Broadband speed test
With our speed check hosted on a super fast Australian server, it won’t take long for you to work out how your service is performing. You’ll get fast results on ADSL, ADSL2+, mobile broadband, and cable connections.
Start the test below, or use our youcompare broadband search to match your online habits with a plan to suit you.
ADSL (Asymmetric Digital Subscriber Line) is still one of the most common broadband products in Australia today and operates over existing telephone lines. ADSL technology offers theoretical download speeds of up 1.5Mbps (ADSL) and up to 20Mbps for ADSL2+ services. Naked DSL plans are also subject to the same technology and speeds as ADSL and ADSL2+, however unlike those technologies, subscribers to naked DSL broadband plans have the benefit of not having to pay for monthly fixed line phone rental that generally accompanies ADSL services.
Cable broadband is another product that has become increasingly popular over the past couple of decades for its robust nature that can provide subscribers with Pay TV, telephone and broadband internet bundles. Available through Optus and Telstra BigPond, and subject to line condition and network loads, typical cable broadband plans generally offer users download speeds between 8Mbps and 20Mbps. A recent upgrade in parts of Sydney, Melbourne and Brisbane using DOCSIS 3.0 technology has bolstered theoretical cable broadband speeds from around 20Mbps to 100Mbps. Recently naked cable broadband has become available from a number of internet service providers.

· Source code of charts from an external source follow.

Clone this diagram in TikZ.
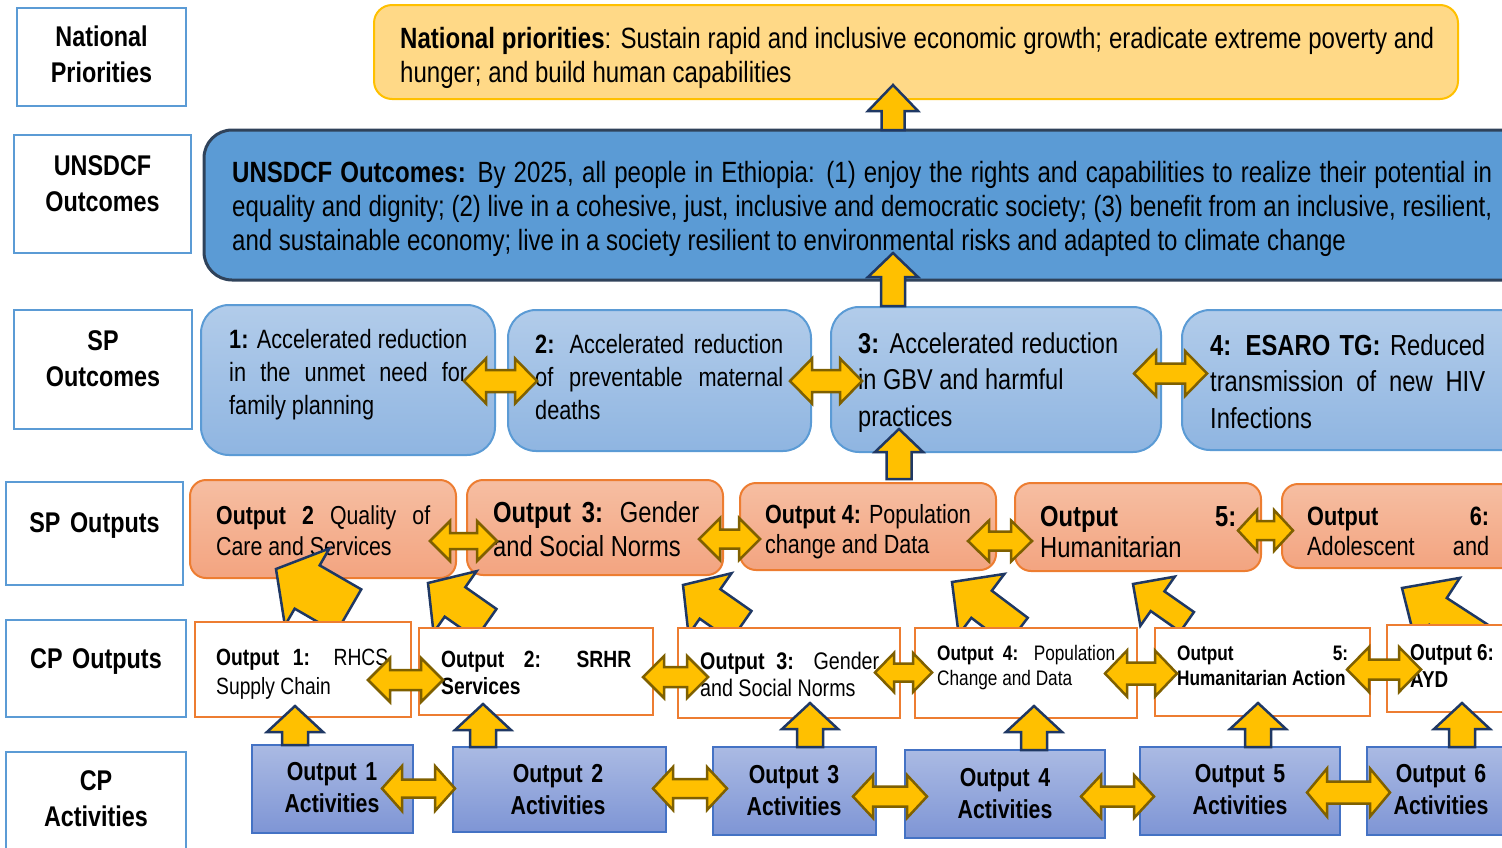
\documentclass[tikz,border=0pt]{standalone}
\usepackage{fontspec}
\setmainfont{Liberation Sans}[FakeStretch=0.82]
\usetikzlibrary{fit}

\definecolor{lblue}{RGB}{91,155,213}
\definecolor{natfill}{RGB}{255,217,135}
\definecolor{natline}{RGB}{255,192,0}
\definecolor{undline}{RGB}{47,66,90}
\definecolor{outtop}{RGB}{178,204,234}
\definecolor{outbot}{RGB}{143,181,225}
\definecolor{sptop}{RGB}{246,190,162}
\definecolor{spbot}{RGB}{243,164,128}
\definecolor{orng}{RGB}{237,125,49}
\definecolor{acttop}{RGB}{170,186,227}
\definecolor{actbot}{RGB}{126,149,213}
\definecolor{actline}{RGB}{68,114,196}
\definecolor{arrfill}{RGB}{255,192,0}
\definecolor{navy}{RGB}{31,56,100}
\definecolor{olive}{RGB}{127,96,0}

\newcommand{\fsz}[2]{\fontsize{#1}{#2}\selectfont}
% block arrow pointing up: x, tip y, foot y, head half, head length, shaft half
\newcommand{\upblk}[6]{%
  \draw[uparr] (#1,#2) -- (#1+#4,#2+#5) -- (#1+#6,#2+#5) -- (#1+#6,#3)
    -- (#1-#6,#3) -- (#1-#6,#2+#5) -- (#1-#4,#2+#5) -- cycle;}
% two-headed block arrow: left x, right x, mid y, head half, shaft half, head length
\newcommand{\dblblk}[6]{%
  \draw[dblarr] (#1,#3) -- (#1+#6,#3-#4) -- (#1+#6,#3-#5) -- (#2-#6,#3-#5)
    -- (#2-#6,#3-#4) -- (#2,#3) -- (#2-#6,#3+#4) -- (#2-#6,#3+#5)
    -- (#1+#6,#3+#5) -- (#1+#6,#3+#4) -- cycle;}
% slanted block arrow: tip x, tip y, angle, head half, head length, shaft half, shaft length
\newcommand{\slantblk}[7]{%
  \draw[uparr, shift={(#1,#2)}, rotate=#3] (0,0) -- (-#5,#4) -- (-#5,#6)
    -- (-#5-#7,#6) -- (-#5-#7,-#6) -- (-#5,-#6) -- (-#5,-#4) -- cycle;}

\begin{document}
\begin{tikzpicture}[x=1pt, y=-1pt,
  lbl/.style={draw=lblue, line width=2.5pt, fill=white, inner sep=0pt},
  lbltxt/.style={inner sep=0pt, anchor=base, text width=180, align=center,
    font=\bfseries\fsz{28.5}{36}},
  nat/.style={draw=natline, fill=natfill, line width=2pt, rounded corners=18pt, inner sep=0pt},
  und/.style={draw=undline, fill=lblue, line width=3pt, rounded corners=28pt, inner sep=0pt},
  outc/.style={draw=lblue, top color=outtop, bottom color=outbot, line width=2pt,
    rounded corners=28pt, inner sep=0pt},
  spout/.style={draw=orng, top color=sptop, bottom color=spbot, line width=2pt,
    rounded corners=16pt, inner sep=0pt},
  cpout/.style={draw=orng, fill=white, line width=2.5pt, inner sep=0pt},
  act/.style={draw=actline, top color=acttop, bottom color=actbot, line width=2pt, inner sep=0pt},
  txt/.style={inner sep=0pt, anchor=base west, align=justify},
  acttxt/.style={inner sep=0pt, anchor=base, text width=200, align=center,
    font=\bfseries\fsz{26}{32}},
  uparr/.style={fill=arrfill, draw=navy, line width=2.5pt},
  dblarr/.style={fill=arrfill, draw=olive, line width=2.5pt}
  ]
  \useasboundingbox (0,0) rectangle (1502,847);
  \clip (0,0) rectangle (1502,847);

  % level labels on the left
  \node[lbl, fit={(17,8) (186,106)}] (np) {};
  \node[lbl, fit={(14,135) (191,253)}] (uo) {};
  \node[lbl, fit={(14,310) (192,429)}] (spc) {};
  \node[lbl, fit={(6,482) (183,585)}] (spp) {};
  \node[lbl, fit={(6,620) (186,717)}] (cpo) {};
  \node[lbl, fit={(6,752) (186,880)}] (cpa) {};
  \node[lbltxt] (npt) at (101.5,46) {National\\Priorities};
  \node[lbltxt] (uot) at (102.5,175) {UNSDCF\\Outcomes};
  \node[lbltxt] (spct) at (103,350) {SP\\Outcomes};
  \node[lbltxt] (sppt) at (94.5,532) {SP Outputs};
  \node[lbltxt] (cpot) at (96,668) {CP Outputs};
  \node[lbltxt] (cpat) at (96,790) {CP\\Activities};

  % national priorities
  \node[nat, fit={(374,5) (1458,99)}] (natp) {};
  \node[txt, text width=1034, font=\fsz{29.3}{34}] (natpt) at (400,48)
    {\textbf{National priorities}: Sustain rapid and inclusive economic growth; eradicate extreme poverty and\linebreak hunger; and build human capabilities};

  % UNSDCF outcomes
  \node[und, fit={(204,130) (1530,280)}] (unsd) {};
  \node[txt, text width=1260, font=\fsz{29.3}{34}] (unsdt) at (232,182)
    {\textbf{UNSDCF Outcomes:} By 2025, all people in Ethiopia: (1) enjoy the rights and capabilities to realize their potential in\linebreak equality and dignity; (2) live in a cohesive, just, inclusive and democratic society; (3) benefit from an inclusive, resilient,\linebreak and sustainable economy; live in a society resilient to environmental risks and adapted to climate change};
  \upblk{893}{85}{130}{25}{26}{11.5}

  % SP outcomes
  \node[outc, fit={(201,305) (495,455)}] (oc1) {};
  \node[outc, fit={(508,310) (811,451)}] (oc2) {};
  \node[outc, fit={(831,307) (1161,452)}] (oc3) {};
  \node[outc, fit={(1182,310) (1540,450)}] (oc4) {};
  \node[txt, text width=238, font=\fsz{26.5}{33}] (oc1t) at (229,348)
    {\textbf{1:} Accelerated reduction\linebreak in the unmet need for\linebreak family planning};
  \node[txt, text width=248, font=\fsz{26.5}{33}] (oc2t) at (535,353)
    {\textbf{2:} Accelerated reduction\linebreak of preventable maternal\linebreak deaths};
  \node[txt, text width=260, font=\fsz{28.7}{36.5}] (oc3t) at (858,353)
    {\textbf{3:} Accelerated reduction\linebreak in GBV and harmful\\ practices};
  \node[txt, text width=275, font=\fsz{29}{36.5}] (oc4t) at (1210,355)
    {\textbf{4: ESARO TG:} Reduced\linebreak transmission of new HIV\linebreak Infections};
  \upblk{893}{253}{306}{25}{24}{12}
  \foreach \xa/\xb/\ym/\hh/\sh in {464/537/381/22.5/11, 790/862/381/22.5/11, 1134/1207/373.5/22.5/10}
    {\dblblk{\xa}{\xb}{\ym}{\hh}{\sh}{22}}

  % SP outputs
  \node[spout, fit={(190,480) (456,578)}] (so2) {};
  \node[spout, fit={(467,480) (723,575)}] (so3) {};
  \node[spout, fit={(740,483) (996,570)}] (so4) {};
  \node[spout, fit={(1015,483) (1261,571)}] (so5) {};
  \node[spout, fit={(1282,484) (1540,568)}] (so6) {};
  \node[txt, text width=214, font=\fsz{26}{31}] (so2t) at (216,524)
    {\textbf{Output 2} Quality of\linebreak Care and Services};
  \node[txt, text width=206, font=\fsz{29}{34}] (so3t) at (493,522)
    {\textbf{Output 3:} Gender\linebreak and Social Norms};
  \node[txt, text width=206, font=\fsz{26.3}{30}] (so4t) at (765,523)
    {\textbf{Output 4:} Population\\ change and Data};
  \node[txt, text width=196, font=\fsz{29}{31}] (so5t) at (1040,526)
    {\textbf{Output 5:}\linebreak Humanitarian};
  \node[txt, text width=182, font=\fsz{26.5}{30}] (so6t) at (1307,525)
    {\textbf{Output 6:}\linebreak \hbox to\linewidth{Adolescent\hfill and}};
  \upblk{899}{429}{479}{24}{23}{12.5}
  \foreach \xa/\xb/\ym/\hh/\sh/\hl in {430/497/541/20/8/20, 699/760/539/21/9.5/21,
      968/1032/541/20.5/9.5/21, 1238/1293/530.5/20.5/9.5/19}
    {\dblblk{\xa}{\xb}{\ym}{\hh}{\sh}{\hl}}

  % slanted arrows from CP outputs up to SP outputs
  \slantblk{276}{569}{150}{44.5}{36}{25}{48}
  \slantblk{428}{583}{145}{37.5}{33}{18}{38}
  \slantblk{683}{585}{145}{37.5}{33}{18}{38}
  \slantblk{952}{582}{143}{38}{37}{17}{45}
  \slantblk{1133}{584}{145}{30}{30}{12}{36}
  \slantblk{1402}{588}{147}{40}{43}{16}{50}

  % CP outputs
  \node[cpout, fit={(195,622) (411,717)}] (co1) {};
  \node[cpout, fit={(419,628) (653,715)}] (co2) {};
  \node[cpout, fit={(678,628) (900,718)}] (co3) {};
  \node[cpout, fit={(915,628) (1137,718)}] (co4) {};
  \node[cpout, fit={(1155,628) (1370,716)}] (co5) {};
  \node[cpout, fit={(1387,625) (1540,712)}] (co6) {};
  \node[txt, text width=172, font=\fsz{23.5}{29}] (co1t) at (216,665)
    {\textbf{Output 1:} RHCS\linebreak Supply Chain};
  \node[txt, text width=190, font=\bfseries\fsz{23.5}{27}] (co2t) at (441,667)
    {Output 2: SRHR\linebreak Services};
  \node[txt, text width=179, font=\fsz{24}{27}] (co3t) at (700,669)
    {\textbf{Output 3:} Gender\linebreak and Social Norms};
  \node[txt, text width=178, font=\fsz{21}{25}] (co4t) at (937,660)
    {\textbf{Output 4:} Population\linebreak Change and Data};
  \node[txt, text width=171, font=\bfseries\fsz{21}{25}] (co5t) at (1177,660)
    {Output 5:\linebreak Humanitarian Action};
  \node[txt, text width=90, font=\bfseries\fsz{23}{27}] (co6t) at (1410,660)
    {Output 6:\\ AYD};
  \foreach \xa/\xb/\ym/\hh/\sh/\hl in {368/443/680/22/10/22, 643/708/677/21/10/21,
      875/932/672.5/19.5/9/19, 1105/1177/673.5/23/11/22, 1347/1421/669.5/22.5/10/22}
    {\dblblk{\xa}{\xb}{\ym}{\hh}{\sh}{\hl}}

  % CP activities
  \node[act, fit={(252,745) (413,833)}] (ca1) {};
  \node[act, fit={(453,747) (666,832)}] (ca2) {};
  \node[act, fit={(713,747) (876,835)}] (ca3) {};
  \node[act, fit={(905,750) (1105,838)}] (ca4) {};
  \node[act, fit={(1140,747) (1340,835)}] (ca5) {};
  \node[act, fit={(1367,747) (1540,835)}] (ca6) {};
  \node[acttxt] (ca1t) at (332,780) {Output 1\\Activities};
  \node[acttxt] (ca2t) at (558,782) {Output 2\\Activities};
  \node[acttxt] (ca3t) at (794,783) {Output 3\\Activities};
  \node[acttxt] (ca4t) at (1005,786) {Output 4\\Activities};
  \node[acttxt] (ca5t) at (1240,782) {Output 5\\Activities};
  \node[acttxt] (ca6t) at (1441,782) {Output 6\\Activities};
  \foreach \x/\t/\b in {295/706/745, 483/704/747, 810/703/747, 1034/706/750, 1258/703/747, 1462/703/747}
    {\upblk{\x}{\t}{\b}{28}{26}{13}}
  \foreach \xa/\xb/\ym/\hh/\sh in {382/455/788.5/22.5/9, 653/727/788.5/21.5/9.5,
      853/927/796.5/21.5/10, 1081/1154/796.5/21.5/10, 1307/1390/792.5/24/11}
    {\dblblk{\xa}{\xb}{\ym}{\hh}{\sh}{20}}
\end{tikzpicture}
\end{document}
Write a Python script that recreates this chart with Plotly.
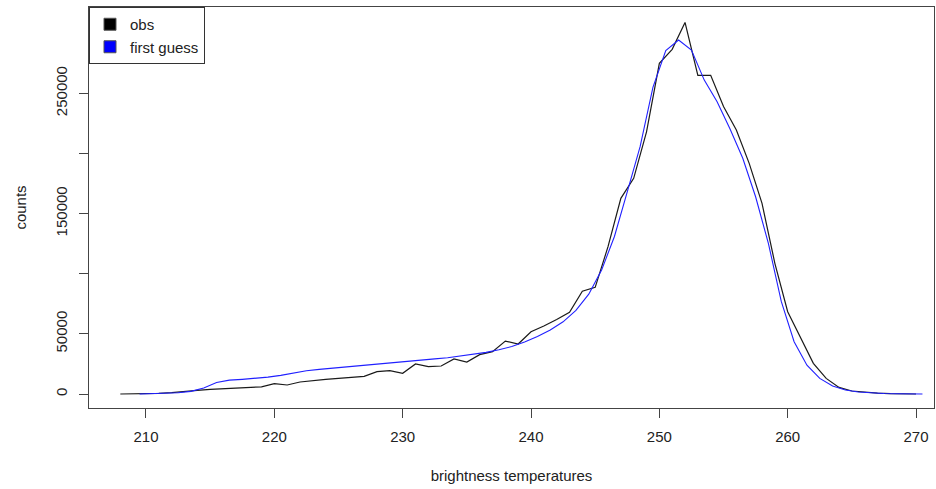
import plotly.graph_objects as go

# observed counts at integer brightness temperatures
obs_x = list(range(208, 271))
obs_counts = [0, 100, 200, 600, 1200, 2400, 3000, 3900, 4400, 5000,
              5500, 6000, 8600, 7500, 10000, 11400, 12200, 13000, 13900, 14700,
              18600, 19400, 17200, 25000, 22700, 23300, 29100, 26600, 32700, 35200,
              44000, 41600, 51800, 56500, 62000, 67900, 85400, 88700, 122500, 162700,
              179300, 218000, 275000, 286600, 309000, 265000, 265000, 239000, 219500, 191800,
              158500, 108700, 68400, 46300, 25500, 13000, 5500, 2500, 1400, 700,
              300, 100, 0]

# first guess counts at half-integer brightness temperatures
fg_x = [209.5 + i for i in range(62)]
fg_counts = [0, 200, 400, 1000, 2200, 5000, 9500, 11500, 12200, 13000,
             14000, 15500, 17500, 19300, 20500, 21400, 22400, 23400, 24400, 25300,
             26100, 27100, 28200, 29200, 30200, 31500, 32800, 34600, 36800, 39500,
             43200, 47800, 53300, 60000, 69500, 83000, 103000, 131000, 168000, 205600,
             255000, 285500, 294300, 286000, 261000, 243000, 220500, 196000, 164000, 125000,
             77000, 43500, 24000, 13000, 6600, 3300, 1700, 900, 400, 200,
             100, 0]

x_ticks = [210, 220, 230, 240, 250, 260, 270]
y_ticks = [0, 50000, 100000, 150000, 200000, 250000]
y_tick_labels = ["0", "50000", "", "150000", "", "250000"]

FONT = "Liberation Sans, Arial, sans-serif"
TXT = "#222222"

fig = go.Figure()
fig.add_trace(go.Scatter(x=obs_x, y=obs_counts, mode="lines",
                         line=dict(color="#1a1a1a", width=1.2), showlegend=False,
                         name="obs"))
fig.add_trace(go.Scatter(x=fg_x, y=fg_counts, mode="lines",
                         line=dict(color="#2020ff", width=1.1), showlegend=False,
                         name="first guess"))
# legend entries drawn as filled squares (like R's fill legend)
fig.add_trace(go.Scatter(x=[None], y=[None], mode="markers", name="obs",
                         marker=dict(symbol="square", size=12, color="black",
                                     line=dict(color="#555", width=1))))
fig.add_trace(go.Scatter(x=[None], y=[None], mode="markers", name="first guess",
                         marker=dict(symbol="square", size=12, color="blue",
                                     line=dict(color="#555", width=1))))

fig.update_layout(
    width=936, height=489,
    margin=dict(l=89, r=2, t=7, b=81),
    paper_bgcolor="white", plot_bgcolor="white",
    font=dict(family=FONT, size=15, color=TXT),
    legend=dict(x=0, y=1, xanchor="left", yanchor="top",
                bordercolor="#333", borderwidth=1, bgcolor="white",
                font=dict(size=15, color=TXT), tracegroupgap=0,
                itemwidth=30),
    xaxis=dict(range=[205.56, 271.4], tickvals=x_ticks,
               showgrid=False, zeroline=False, showline=True, mirror=True,
               linecolor="#444", linewidth=1, ticks="outside", ticklen=9,
               tickcolor="#444", tickfont=dict(size=15, color=TXT),
               ticklabelstandoff=6,
               title=dict(text="brightness temperatures", standoff=26,
                          font=dict(size=15, color=TXT))),
    yaxis=dict(range=[-11640, 321800], tickvals=y_ticks, ticktext=y_tick_labels,
               showgrid=False, zeroline=False, showline=True, mirror=True,
               linecolor="#444", linewidth=1, ticks="outside", ticklen=9,
               tickcolor="#444", tickangle=-90, tickfont=dict(size=15, color=TXT),
               ticklabelstandoff=6,
               title=dict(text="counts", standoff=22,
                          font=dict(size=15, color=TXT))),
)

fig.write_html("out.html", config={"displayModeBar": False},
               post_script="document.body.style.margin='0';document.body.style.overflow='hidden';")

Mobile broadband networks now provide wireless internet access to nearly 99 per cent of Australians through 3G (third generation) technology. This type of wireless broadband gives users the ability to connect to the internet almost anywhere at fixed line broadband speeds. While not as robust or consistent as ADSL2+ or cable fixed line broadband, current 3G networks can still provide subscribers with typical download speeds between 550kbps to 3Mbps. 3G mobile broadband is not currently considered an alternative to fixed line home broadband, however this is expected to change with the inception of 4G wireless technology.
National Broadband Network
The National Broadband Network (NBN) aims to connect 93 per cent of homes, schools and workplaces with a minimum peak speed of 12Mbps via high speed fibre optic technology. NBN services delivered via fibre optic technology will initially provide high download speeds of up to 100 megabits per second and will also have the capacity to be upgraded to 1 gigabit per second and beyond. Actual speeds will vary depending in a number of factors such as the broadband plan that you're on, equipment and in-premises connections.
The remaining 7 per cent of Australia's population will be connected to the NBN by fixed wireless and satellite broadband services. Long Term Evolution 'LTE' wireless technology has been identified by the NBN Co as the preferred technology type to service these rural or remote areas. Some ISPs are currently offering 4G Mobile Broadband plans plans using this LTE technology and are providing subscribers with typical download speeds from 2Mbps to 40Mbps and upload speeds from 1Mbps to 10Mbps.